- Theatrical release poster
- Directed by: Charles David
- Screenplay by: Leslie Charteris Dwight V. Babcock (adaptation)
- Based on: Fairy Tale Murder by Charles David and Hugh Gray
- Produced by: Charles David
- Starring: Gloria Jean John Qualen Bill Goodwin Keefe Brasselle Sheldon Leonard Gus Schilling Vince Barnett
- Cinematography: Jerome Ash
- Edited by: Saul A. Goodkind
- Production company: Universal Pictures
- Distributed by: Universal Pictures
- Release date: September 21, 1945;
- Running time: 64 minutes
- Country: United States
- Language: English

= River Gang =

1945 film

River Gang is a 1945 American crime film directed by Charles David and written by Leslie Charteris and Dwight V. Babcock. The film stars Gloria Jean, and features John Qualen, Bill Goodwin, Keefe Brasselle, Sheldon Leonard, Gus Schilling, and Vince Barnett.

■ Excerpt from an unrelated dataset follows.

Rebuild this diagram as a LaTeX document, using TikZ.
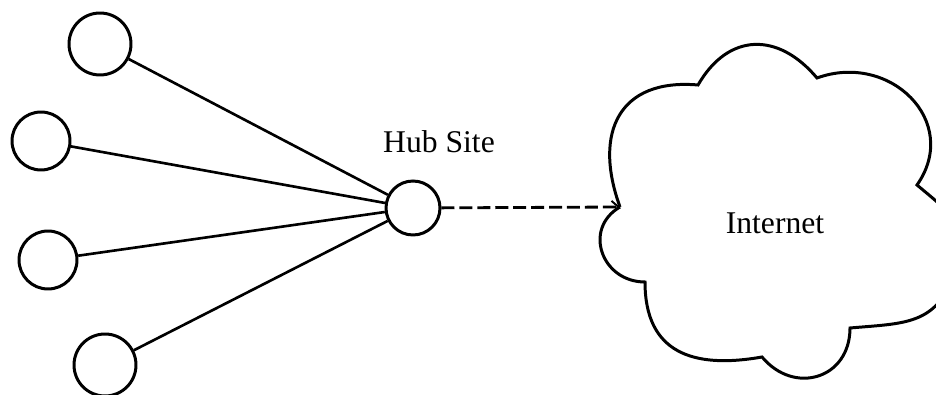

It was released on September 21, 1945, by Universal Pictures.

==Plot==
Wendy is a teenage girl who lives with her kindly uncle Bill, owner of a curio shop. He has sheltered her from life by instilling in her a firm belief in fantasy and fairy tales, to the point where Wendy feels safe only in the shop, and is afraid to venture outdoors. After Uncle Bill buys a violin from shady character Peg Leg, street-gang leader Johnny connects the violin with the theft of a Stradivarius from a murdered composer. The boss of the crime ring is a masked man known as Raincoat, who has been sending Peg Leg to the curio shop to pawn stolen merchandise. On Raincoat's orders, thugs kidnap Johnny, and Raincoat himself kills Peg Leg. Raincoat tortures Johnny to force him to reveal the street gang's activities. Meanwhile, Wendy discovers the identity of Raincoat. She confronts her fear of the outside world, and joins Johnny's street gang to rescue Johnny and capture the criminals.

==Cast==
- Gloria Jean as Wendy
- John Qualen as Uncle Bill
- Keefe Brasselle as Johnny
- Bill Goodwin as Mike, policeman
- Sheldon Leonard as Peg Leg
- Gus Schilling as Dopey Charley
- Vince Barnett as Organ Grinder
- Robert Homans as Police Captain
- Jack Grimes as Goofy
- Douglas Croft as Slug
- Mendie Koenig as Butch
- Rocco Lanzo as Fatso
- Jerry Rush as Gang Member (uncredited)

==Production==
The project was originally conceived by director Charles David and author Hugh Gray as Fairy Tale Murder, a psychological drama intended for Universal's singing star Deanna Durbin, who had been abandoning frothy musicals for grittier dramatic roles. When Durbin rejected the script, it was rewritten by author Leslie Charteris as a tough-teen drama similar to Universal's Little Tough Guys action films. The studio's teenage singing star Gloria Jean took the role intended for Durbin. As Gloria Jean was nearing the end of her contract, Universal used the production, among others, to fulfill her remaining contractual obligations. She left the studio at the end of 1944, but Fairy Tale Murder was shelved for almost a year. It finally reached theaters in late 1945, with the title changed to River Gang. For theaters outside the United States, the film retained the Fairy Tale Murder title.

==Reception==
Trade reviewers were surprised that this Gloria Jean picture was not an upbeat musical. Showmen's Trade Review commended the star's efforts: "Gloria Jean, without a song but with enough other histrionics, makes this murder mystery acceptable even to those who rely on her singing voice for their entertainment." Box Office Digest congratulated director Charles David: "In this effort his skill with troupers results in an exceptionally fine performance from Gloria Jean; his knowledge of 'theater' gives sustained interest to what is really a rather naive cops-and-robbers yarn. Scriptwriter Leslie Charteris mixed portions of Dr. Jekyll and Mr. Hyde, the Dead End Kids, and Little Orphan Annie to stew up the story."